-İlk beyazperde filmin oldu “Son Bilet”, nasıl bir deneyimdi senin için?
Sinema filminde çalışmak gerçekten çok farklı. Bunu genelde duyuyoruz bu işi daha önce yapmış insanlar tarafından. Evet, çok farklı, çok keyifli. Karakter özelinde tamamen adapte olduğunuz ve o dünyanın, o atmosferin içerisinde bulunduğunuz bir oluşum çıkıyor ortaya. Gerisi güzel bir karakter çıkarttıktan sonra onun keyfini çıkartmak, onun dramıyla üzülmek, onun sevinçleriyle sevinmek ve mutlu olmak. Bu tamamen hani derler ya paralel evrende farklı bir hayata geçiriyor sizi. O dönemi tamamen bir Barbaros olarak yaşadım mesela.

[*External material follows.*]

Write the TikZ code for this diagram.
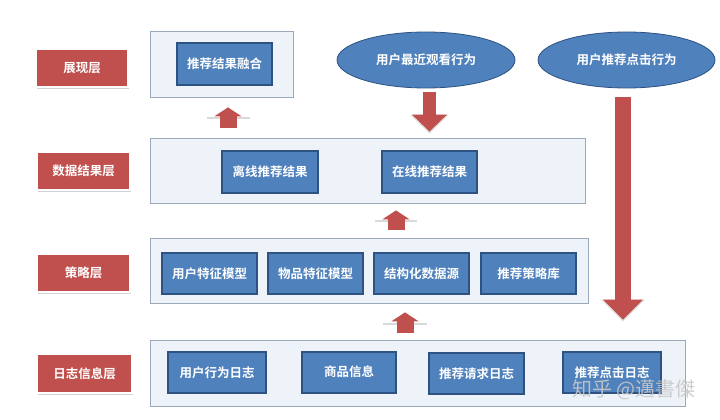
\documentclass[tikz,border=0pt]{standalone}
\usepackage{fontspec}
\newfontfamily\cjk{Noto Sans CJK SC}[BoldFont={Noto Sans CJK SC Bold}]
\usetikzlibrary{shadows,arrows.meta,shapes.geometric,calc}
\definecolor{lred}{HTML}{C0504D}
\definecolor{bblue}{HTML}{4F81BD}
\definecolor{bborder}{HTML}{2E5282}
\definecolor{ffill}{HTML}{EEF3FA}
\definecolor{fborder}{HTML}{9AAABB}
\tikzset{
  txt/.style={text=white,font=\cjk\bfseries\fontsize{12.5}{14}\selectfont},
  layerlabel/.style={txt,fill=lred,draw=white,line width=1.2pt,minimum width=93pt,minimum height=38pt,inner sep=0pt,
    drop shadow={shadow xshift=1.2pt,shadow yshift=-1.6pt,opacity=0.35}},
  frame/.style={fill=ffill,draw=fborder,line width=0.8pt,inner sep=0pt},
  bluebox/.style={txt,fill=bblue,draw=bborder,line width=1.1pt,minimum width=95pt,minimum height=41pt,inner sep=0pt},
  userell/.style={txt,ellipse,fill=bblue,draw=bborder,line width=0.8pt,minimum width=178pt,minimum height=56pt,inner sep=0pt},
  uparrow/.style={draw=lred,line width=17pt,-{Triangle[width=27pt,length=9pt]}},
}
\begin{document}
\begin{tikzpicture}[x=1pt,y=-1pt]
\useasboundingbox[fill=white] (0,0) rectangle (720,420);
% frames
\node[frame,minimum width=143pt,minimum height=66pt] (F1) at (221.5,64) {};
\node[frame,minimum width=435pt,minimum height=65pt] (F2) at (367.5,170.5) {};
\node[frame,minimum width=438pt,minimum height=65pt] (F3) at (369,270.5) {};
\node[frame,minimum width=535pt,minimum height=66pt] (F4) at (417.5,373) {};
% layer labels
\node[layerlabel,minimum width=92pt] (L1) at (82,68) {展现层};
\node[layerlabel] (L2) at (83.5,171) {数据结果层};
\node[layerlabel] (L3) at (83.5,273) {策略层};
\node[layerlabel,minimum width=95pt,minimum height=39pt] (L4) at (84.5,373.5) {日志信息层};
% blue boxes
\node[bluebox,minimum height=42pt] (B1) at (224.5,64) {推荐结果融合};
\node[bluebox,minimum width=96pt,minimum height=42pt] (B2) at (270,172) {离线推荐结果};
\node[bluebox,minimum height=42pt] (B3) at (429.5,172) {在线推荐结果};
\node[bluebox] (B4) at (209.5,273.5) {用户特征模型};
\node[bluebox] (B5) at (315.5,273.5) {物品特征模型};
\node[bluebox] (B6) at (421.5,273.5) {结构化数据源};
\node[bluebox] (B7) at (528.5,273.5) {推荐策略库};
\node[bluebox,minimum width=98pt] (B8) at (217,372.5) {用户行为日志};
\node[bluebox,minimum width=94pt] (B9) at (349,372.5) {\raisebox{3pt}{商品信息}};
\node[bluebox] (B10) at (476.5,373.5) {推荐请求日志};
\node[bluebox,minimum width=98pt] (B11) at (612,372.5) {推荐点击日志};
% ellipses
\node[userell] (E1) at (426,60) {用户最近观看行为};
\node[userell,minimum width=177pt] (E2) at (626.5,60) {用户推荐点击行为};
% helper x positions
\coordinate (x1) at (228,0);
\coordinate (x2) at (396,0);
\coordinate (x3) at (405,0);
% faint shadows under up arrows
\draw[black!15,line width=1.2pt] (207,118) -- (250,118);
\draw[black!15,line width=1.2pt] (375,221) -- (417,221);
\draw[black!15,line width=1.2pt] (383,324) -- (427,324);
% up arrows
\draw[uparrow,shorten <=10pt,shorten >=10pt] (x1 |- F2.north) -- (x1 |- F1.south);
\draw[uparrow,shorten <=8pt,shorten >=7pt] (x2 |- F3.north) -- (x2 |- F2.south);
\draw[uparrow,shorten <=7pt,shorten >=9pt] (x3 |- F4.north) -- (x3 |- F3.south);
% down arrows
\draw[draw=black!12,line width=13pt,-{Triangle[width=38pt,length=19pt]},shorten <=4pt,shorten >=4pt] ($(E1.south)+(3.5,0)$) -- ($(E1.south |- F2.north)+(3.5,0)$);
\draw[draw=lred,line width=13pt,-{Triangle[width=34pt,length=17pt]},shorten <=4pt,shorten >=6pt] ($(E1.south)+(3.5,0)$) -- ($(E1.south |- F2.north)+(3.5,0)$);
\draw[draw=black!12,line width=16pt,-{Triangle[width=43pt,length=22pt]},shorten <=9pt,shorten >=18pt] ($(E2.south)+(-3.5,0)$) -- ($(E2.south |- F4.north)+(-3.5,0)$);
\draw[draw=lred,line width=16pt,-{Triangle[width=39pt,length=20pt]},shorten <=9pt,shorten >=20pt] ($(E2.south)+(-3.5,0)$) -- ($(E2.south |- F4.north)+(-3.5,0)$);
% watermark
\node[text=black!22,font=\cjk\fontsize{20}{22}\selectfont,opacity=0.9] (wm) at (634,390) {知乎 @邁書傑};
\end{tikzpicture}
\end{document}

HİKAYENİN BİR ADAM ÜZERİNDEN GİTMESİNE TAV OLDUM
-Bu projede seni çeken ne oldu?
Yani aslında aile bağları kuvvetli bir adam var. Burada bir profesyonel asker var. Fakat onun dışında genelde biliyorsunuz bütün filmlerde çoklu başroller var, partnerler oluyor. Burada bir adamın hikayesi anlatılıyor. Evet, Altan Erkekli ve Hamdi Alkan sağ olsunlar çok güzel domine ettiler sahnelerimizi. Fakat bir adam üzerinden giden bir hikaye. Ben biraz bu tarafına aslında tav oldum diyebilirim. Yani tek başıma yüreklenebileceğim, yüklenebileceğim bir şey nasıl olur? Ben bu hikayeyi nasıl yansıtırım? Bunlar çok cazip geldi. Sonra hikaye çok güzel. İzleyiciler de izlediği zaman anlayacaklardır, bana hak vereceklerdir. Hani hikaye çok bilindik bir şekilde ilerlemiyor. Bana öyle geldi. Oynarken de bunu çok hissettim. Onu taşıyabileceğim, taşıyamayacağım merakı bende çok fazlaydı. Ve o yüzden de çok tamam dedim bu işe. Ve güzel de bir sonuç aldık diye düşünüyorum.